I like to read the posts here for info, and I hadn't seen this on here yet, so I thought I would post it. It appeared only on the homepage of baystreet.ca.
"3:41 PM MGM ENERGY CORP. (MGX) Henry Sykes purchased 280.000 shares at 12.5 cents on 02-20-13 -- bringing his total stake in the company to 734,039 shares."
It's only on the news feed, so it will likely disappear soon from the home page. Here's a link to the google cache, where it may hang around a bit longer:
https://webcache.googleusercontent.com/search?q=cache:mzgJvtnAt08J:www.baystreet.ca/+&cd=1&hl=en&ct=clnk&gl=us&client=firefox-a
I'm not sure I understand the nuances of interpreting insider trading, but it would seem this could mean one of three and-a-half things:
1) Sykes has exercised his options now so that he can sell his shares at the current price because the well results were bad and he'll make more money this way than by selling his shares after they plummet or by simply letting them expire.
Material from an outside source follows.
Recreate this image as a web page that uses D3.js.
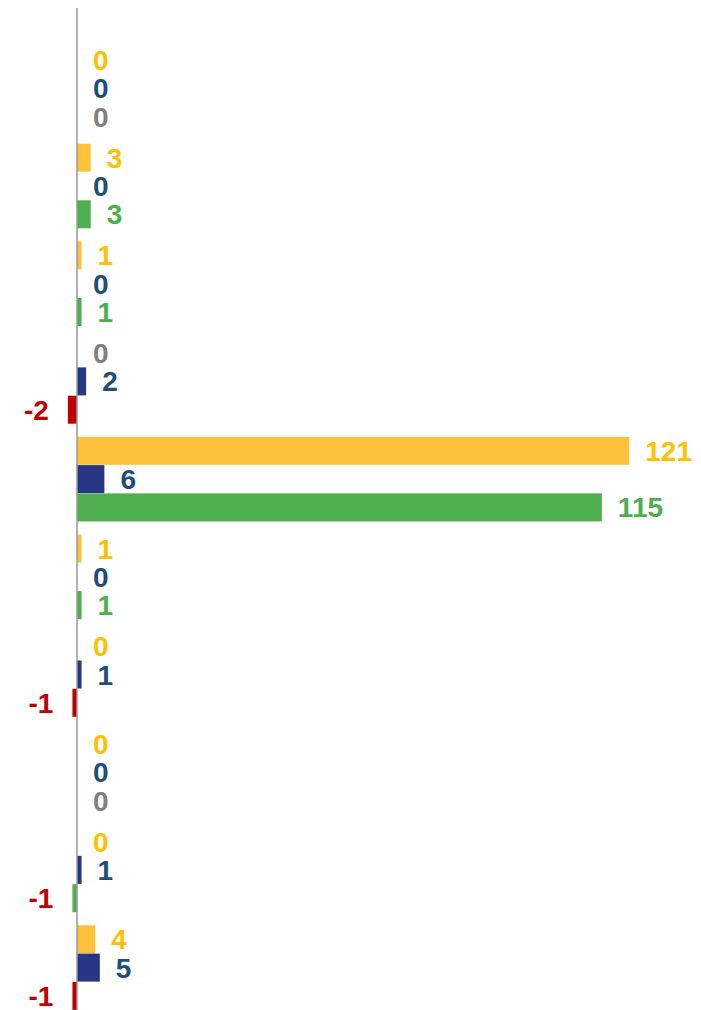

This seems unlikely because the present falue of those shares is less than $90000. Given the daily volume, he probably would make less than $50000 by doing this, making it a silly risk to exercise the option at all.
2) If the options were set to expire soon, he chose to exercise them because the share price would never fall below 13 cents even if they found out the Canol wasn't economic. There's no downside risk in exercising the option, whereas if he allows the option to expire, he loses something because, again, he could probably sell all of his shares for over 13 cents anyway.
3) The options are expiring soon and he knows that a few months or years from now, he'll be glad he bought those shares at 12.5 cents a piece.
3.5) The options aren't expiring any time soon, but he's exercising them because, yet again, there's no downside risk.
But this made me think about looking more into what other insiders are doing. In the US, (legal) insider selling is documented and freely available. I have access to such information through my account services for with the company I use to make trades, but they do not provide these records for Canadian companies and I don't know where I would find it online, if it exists at all. If anyone does have access to this information and can confirm that there is no insider selling going on, that would confirm that #1, above, is not a possibility.
Other than that, I actually take this as a neutral to good sign. While I don't think he's taking on any downside risk, making it difficult to interpret this action as a positive, he is investing $30,000, and increasing his stake by 50%, at a time when he, as the President of the company, is one of the few who knows for certain what is going on at the well site.
...WAIT! There's one more possibility...If we follow farml's logic, it would seem that Sykes exercised the option so that he could donate the shares to the town of Norman Wells, NO the whole region, so that when the stock explodes, the people of Norman Wells will be so awash in oil money (I mean, more awash), that they can then purchase an ample supply of natural gas to last them 1000 winters. They would be so grateful to Sykes for his gesture, that they would allow MGM to drill anywhere they wanted without permits! Just my honest opinion...do your own due diligence ;)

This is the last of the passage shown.